Your objective>
Scan the data. Collect each line that contains the word "this".

(Charts and diagrams as code)
▼
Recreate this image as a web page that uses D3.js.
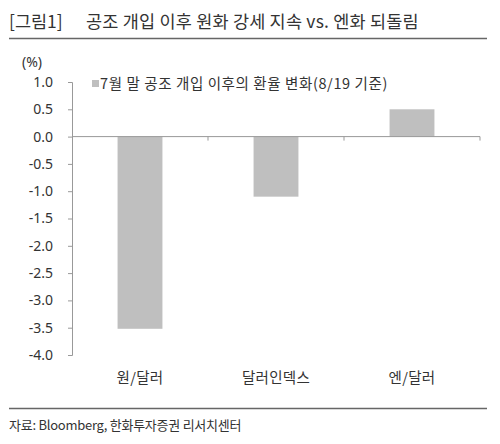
<!DOCTYPE html>
<html>
<head>
<meta charset="utf-8">
<script src="https://cdn.jsdelivr.net/npm/d3@7"></script>
<style>
  body { margin: 0; background: #fff; }
  text { font-family: "Noto Sans CJK KR", "Noto Sans", sans-serif; fill: #333; }
</style>
</head>
<body>
<div id="chart"></div>
<script>
const categories = ["원/달러", "달러인덱스", "엔/달러"]
const values = [-3.52, -1.10, 0.50]
const yTicks = [1.0, 0.5, 0.0, -0.5, -1.0, -1.5, -2.0, -2.5, -3.0, -3.5, -4.0]
const seriesName = "7월 말 공조 개입 이후의 환율 변화(8/19 기준)"

const width = 500, height = 444
const margin = {top: 82, left: 72, right: 20, bottom: 89}

const svg = d3.select("#chart").append("svg")
    .attr("width", width)
    .attr("height", height)

// title + rules
svg.append("text")
    .attr("x", 9).attr("y", 28)
    .attr("font-size", 17.5)
    .text("[그림1]")
svg.append("text")
    .attr("x", 86).attr("y", 28)
    .attr("font-size", 17.5)
    .attr("letter-spacing", 0.2)
    .text("공조 개입 이후 원화 강세 지속 vs. 엔화 되돌림")
svg.append("line")
    .attr("x1", 9).attr("x2", 487)
    .attr("y1", 38.5).attr("y2", 38.5)
    .attr("stroke", "#666").attr("stroke-width", 1.5)
svg.append("line")
    .attr("x1", 9).attr("x2", 487)
    .attr("y1", 408.5).attr("y2", 408.5)
    .attr("stroke", "#666").attr("stroke-width", 1.5)
svg.append("text")
    .attr("x", 9).attr("y", 430)
    .attr("font-size", 13)
    .attr("letter-spacing", -0.25)
    .text("자료: Bloomberg, 한화투자증권 리서치센터")

const x = d3.scaleBand()
    .domain(categories)
    .range([margin.left, 480])
    .paddingInner(0.67).paddingOuter(0.335)

const y = d3.scaleLinear()
    .domain([-4, 1])
    .range([355, margin.top])

const g = svg.append("g")

g.append("g")
    .selectAll("rect")
    .data(values)
    .join("rect")
    .attr("x", (d, i) => x(categories[i]))
    .attr("width", x.bandwidth())
    .attr("y", d => y(Math.max(0, d)))
    .attr("height", d => Math.abs(y(d) - y(0)))
    .attr("fill", "#bfbfbf")

// y axis
const yAxis = g.append("g")
    .attr("transform", `translate(${margin.left},0)`)
    .call(d3.axisLeft(y).tickValues(yTicks).tickFormat(d3.format(".1f")).tickSize(4).tickPadding(15))
yAxis.select(".domain").attr("stroke", "#999")
yAxis.selectAll(".tick line").attr("stroke", "#999")
yAxis.selectAll("text")
    .attr("font-size", 14)
    .attr("fill", "#333")
    .style("font-family", "'Noto Sans', sans-serif")
    .text(d => d.toFixed(1))

// zero axis with category ticks
const xAxis = g.append("g")
    .attr("transform", `translate(0,${y(0)})`)
xAxis.append("line")
    .attr("x1", margin.left).attr("x2", 480)
    .attr("stroke", "#999")
const bandStep = x.step()
xAxis.selectAll(".ctick")
    .data(categories)
    .join("line")
    .attr("x1", d => x(d) + x.bandwidth() / 2 + bandStep / 2)
    .attr("x2", d => x(d) + x.bandwidth() / 2 + bandStep / 2)
    .attr("y1", 0).attr("y2", 4)
    .attr("stroke", "#999")

// category labels
g.selectAll(".clabel")
    .data(categories)
    .join("text")
    .attr("x", d => x(d) + x.bandwidth() / 2)
    .attr("y", 383)
    .attr("text-anchor", "middle")
    .attr("font-size", 14.5)
    .attr("letter-spacing", 0.3)
    .text(d => d)

// unit
svg.append("text")
    .attr("x", 22).attr("y", 67)
    .attr("font-size", 14)
    .style("font-family", "'Noto Sans', sans-serif")
    .text("(%)")

// legend
svg.append("rect")
    .attr("x", 92).attr("y", 80)
    .attr("width", 7).attr("height", 7)
    .attr("fill", "#bfbfbf")
svg.append("text")
    .attr("x", 100).attr("y", 89)
    .attr("font-size", 14.5)
    .attr("letter-spacing", 0.6)
    .text(seriesName)
</script>
</body>
</html>
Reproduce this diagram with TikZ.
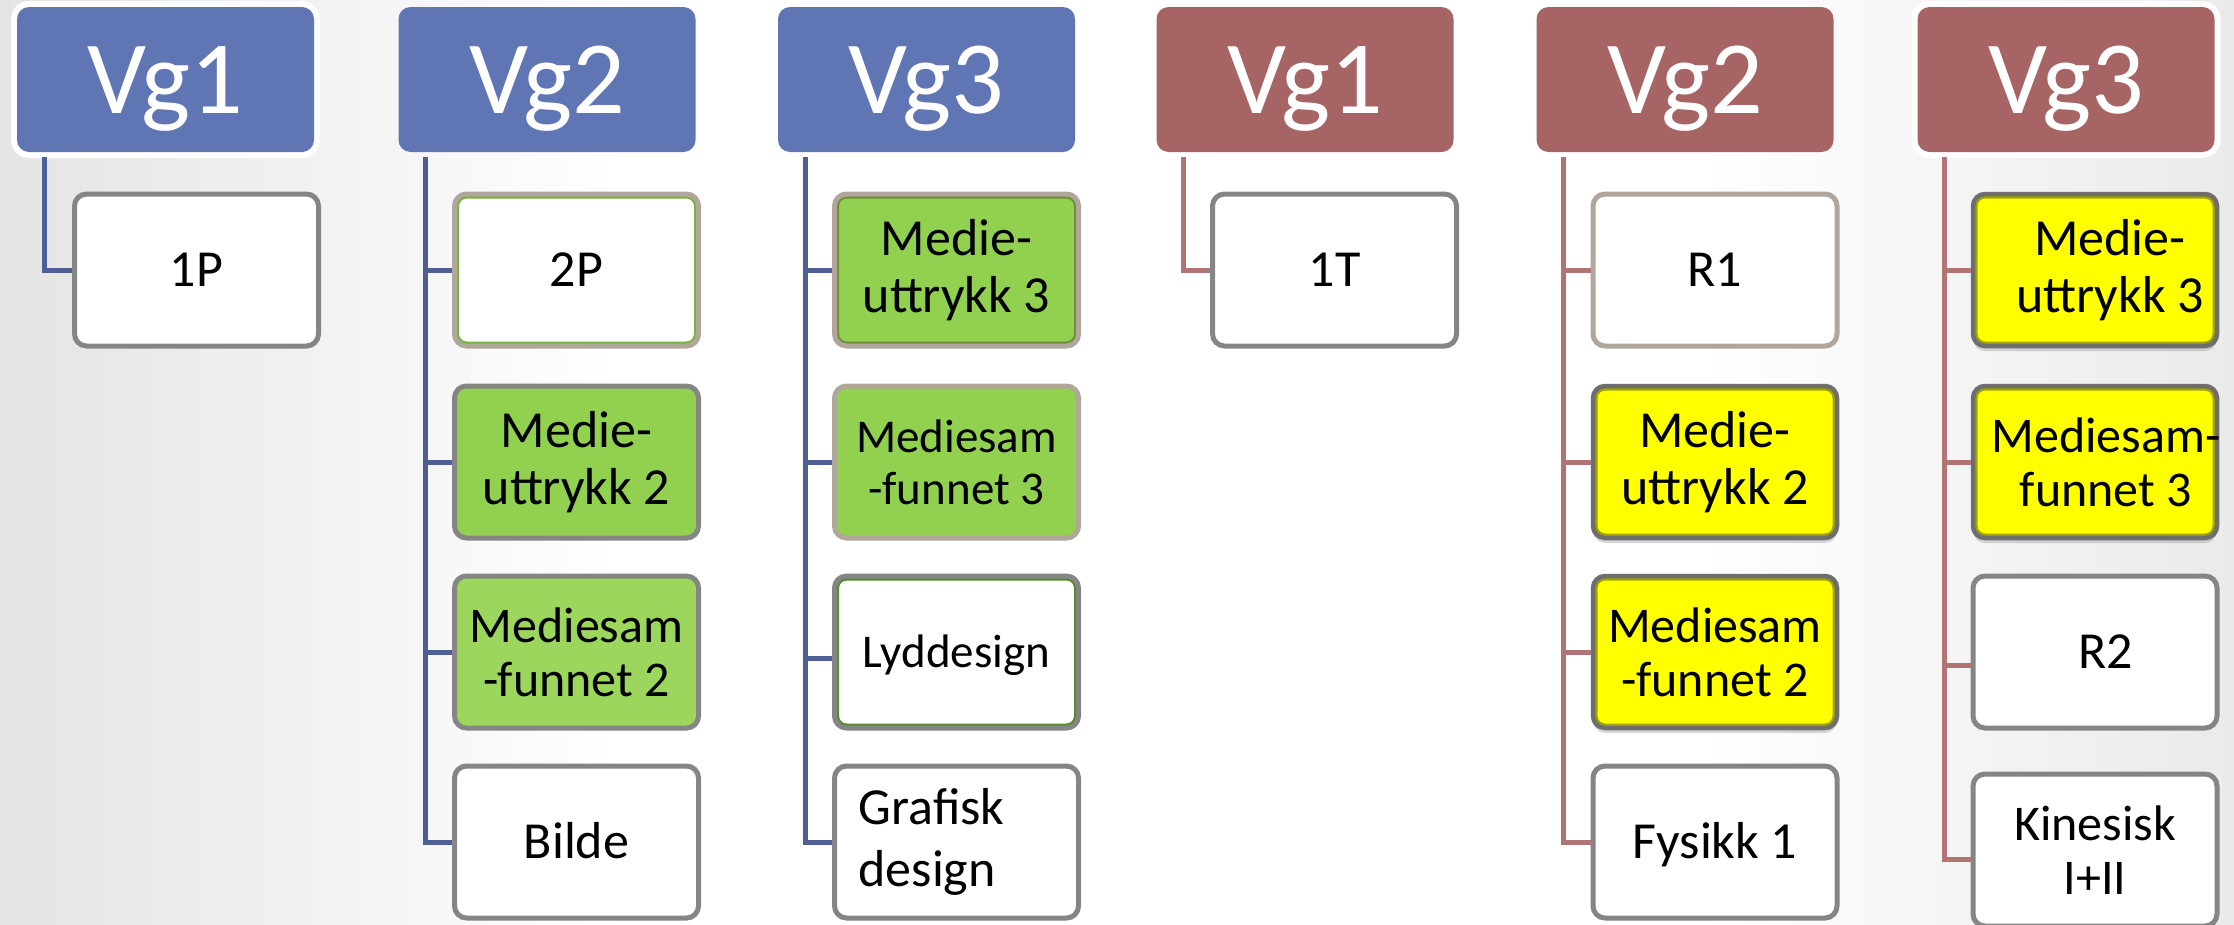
\documentclass[tikz,border=0pt]{standalone}
\usepackage{fontspec}
\setmainfont{Carlito}
\usetikzlibrary{shadows}
\definecolor{hdrblue}{HTML}{6076B4}
\definecolor{hdrred}{HTML}{A66464}
\definecolor{connblue}{HTML}{4E5F96}
\definecolor{connred}{HTML}{B07474}
\definecolor{boxgray}{HTML}{858585}
\definecolor{tanline}{HTML}{B0A69B}
\definecolor{boxgreen}{HTML}{92D050}
\definecolor{boxgreenb}{HTML}{9DD65D}
\definecolor{innergreen}{HTML}{78B43C}
\definecolor{dkgreen}{HTML}{6E8E3A}
\definecolor{lydgreen}{HTML}{5A8A2A}
\definecolor{ygray}{HTML}{6E6E6E}
\definecolor{olive}{HTML}{A3A300}
\definecolor{yfill}{RGB}{255,255,0}
\definecolor{bgl}{HTML}{E4E4E4}
\definecolor{bgr}{HTML}{EAEAEA}
\newcommand\fA{\fontsize{52}{57}\selectfont}
\newcommand\fB{\fontsize{50}{54}\selectfont}
\newcommand\fC{\fontsize{47}{52}\selectfont}
\newcommand\fG{\fontsize{52}{62}\selectfont}
\newcommand\fH{\fontsize{104}{110}\selectfont}
\begin{document}
\begin{tikzpicture}[x=1pt,y=-1pt,
  hdr/.style={rectangle, rounded corners=12pt, minimum width=297pt, minimum height=145pt,
    inner sep=0pt, text=white, font=\fH, text height=67pt, text depth=0pt},
  halo/.style={preaction={draw=white, line width=12pt}},
  box/.style={rectangle, rounded corners=12pt, minimum width=244pt, minimum height=152pt,
    inner sep=0pt, line width=5pt, font=\fA, align=center},
  graybox/.style={box, draw=boxgray, fill=white},
  one/.style={text height=#1, text depth=0pt},
  one/.default=33.5pt,
  innerline/.style={path picture={\draw[draw=#1, line width=9pt, rounded corners=12pt]
    (path picture bounding box.north west) rectangle (path picture bounding box.south east);}},
  yel/.style={box, fill=yfill, draw=ygray, line width=4.5pt, innerline=olive,
    drop shadow={shadow xshift=0pt, shadow yshift=-5pt, opacity=0.3}},
  cb/.style={draw=connblue, line width=5pt},
  cr/.style={draw=connred, line width=5pt}]
\useasboundingbox (0,0) rectangle (2234,924);
% background
\shade[left color=bgl, right color=white] (0,0) rectangle (620,924);
\fill[white] (619,0) rectangle (1701,924);
\shade[left color=white, right color=bgr] (1700,0) rectangle (2234,924);

% headers
\node[hdr, fill=hdrblue, halo] (h1) at (165.5,79.5) {Vg1};
\node[hdr, fill=hdrblue] (h2) at (547,79.5) {Vg2};
\node[hdr, fill=hdrblue] (h3) at (926.5,79.5) {Vg3};
\node[hdr, fill=hdrred] (h4) at (1305,79.5) {Vg1};
\node[hdr, fill=hdrred] (h5) at (1685,79.5) {Vg2};
\node[hdr, fill=hdrred, halo] (h6) at (2066,79.5) {Vg3};

% trunk tops
\coordinate (t1) at (44,157);
\coordinate (t2) at (425,157);
\coordinate (t3) at (805,157);
\coordinate (t4) at (1183,157);
\coordinate (t5) at (1563,157);
\coordinate (t6) at (1944,157);

% column 1
\node[graybox, one] (b11) at (196.5,270) {1P};
% column 2
\node[box, fill=white, draw=tanline, innerline=innergreen, one] (b21) at (576.5,270) {2P};
\node[box, fill=boxgreen, draw=boxgray] (b22) at (576.5,462) {Medie-\\uttrykk 2};
\node[box, fill=boxgreenb, draw=boxgray, font=\fB] (b23) at (576.5,652) {Mediesam\\-funnet 2};
\node[graybox, one] (b24) at (576.5,842) {Bilde};
% column 3
\node[box, fill=boxgreen, draw=tanline, innerline=dkgreen] (b31) at (956.5,270) {Medie-\\uttrykk 3};
\node[box, fill=boxgreen, draw=tanline, font=\fC] (b32) at (956.5,462) {Mediesam\\-funnet 3};
\node[box, fill=white, draw=boxgray, innerline=lydgreen, font=\fC, one=30.3pt] (b33) at (956.5,652) {Lyddesign};
\node[graybox, font=\fG, align=left, text width=196pt] (b34) at (956.5,842) {Grafisk\\design};
% column 4
\node[graybox, one] (b41) at (1334.5,270) {1T};
% column 5
\node[box, fill=white, draw=tanline, one] (b51) at (1715,270) {R1};
\node[yel] (b52) at (1715,462) {Medie-\\uttrykk 2};
\node[yel, font=\fB] (b53) at (1715,652) {Mediesam\\-funnet 2};
\node[graybox, one] (b54) at (1715,842) {Fysikk 1};
% column 6
\node[yel, label={[font=\fA, align=center, xshift=15pt, inner sep=0pt]center:Medie-\\uttrykk 3}] (b61) at (2095,270) {};
\node[yel, label={[font=\fB, align=center, xshift=11pt, inner sep=0pt]center:Mediesam-\\funnet 3}] (b62) at (2095,462) {};
\node[graybox, one] (b63) at (2095,652) {\hspace*{22pt}R2};
\node[graybox, font=\fB] (b64) at (2095,850) {Kinesisk\\I+II};

% connectors
\draw[cb] (t1) |- (b11.west);
\draw[cb] (t2) |- (b21.west);
\draw[cb] (t2) |- (b22.west);
\draw[cb] (t2) |- (b23.west);
\draw[cb] (t2) |- (b24.west);
\draw[cb] (t3) |- (b31.west);
\draw[cb] (t3) |- (b32.west);
\draw[cb] (t3) |- ([yshift=-6pt]b33.west);
\draw[cb] (t3) |- (b34.west);
\draw[cr] (t4) |- (b41.west);
\draw[cr] (t5) |- (b51.west);
\draw[cr] (t5) |- (b52.west);
\draw[cr] (t5) |- (b53.west);
\draw[cr] (t5) |- (b54.west);
\draw[cr] (t6) |- (b61.west);
\draw[cr] (t6) |- (b62.west);
\draw[cr] (t6) |- ([yshift=-13pt]b63.west);
\draw[cr] (t6) |- ([yshift=-9pt]b64.west);
\end{tikzpicture}
\end{document}
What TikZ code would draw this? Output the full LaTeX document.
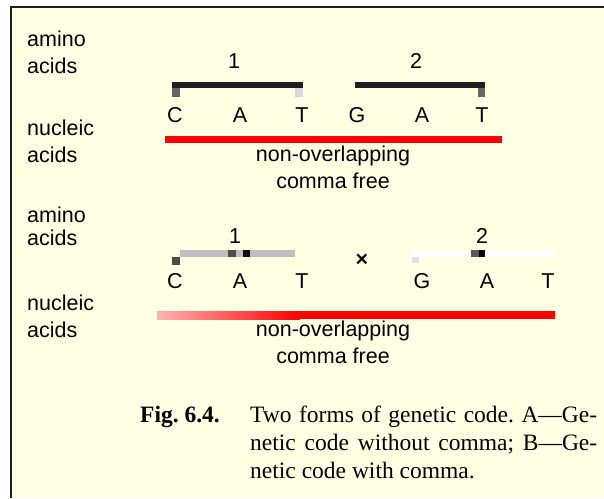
▲
The solution>
Recreate this image as a web page that uses D3.js.
Reproduce this diagram with TikZ.
What TikZ code would draw this? Output the full LaTeX document.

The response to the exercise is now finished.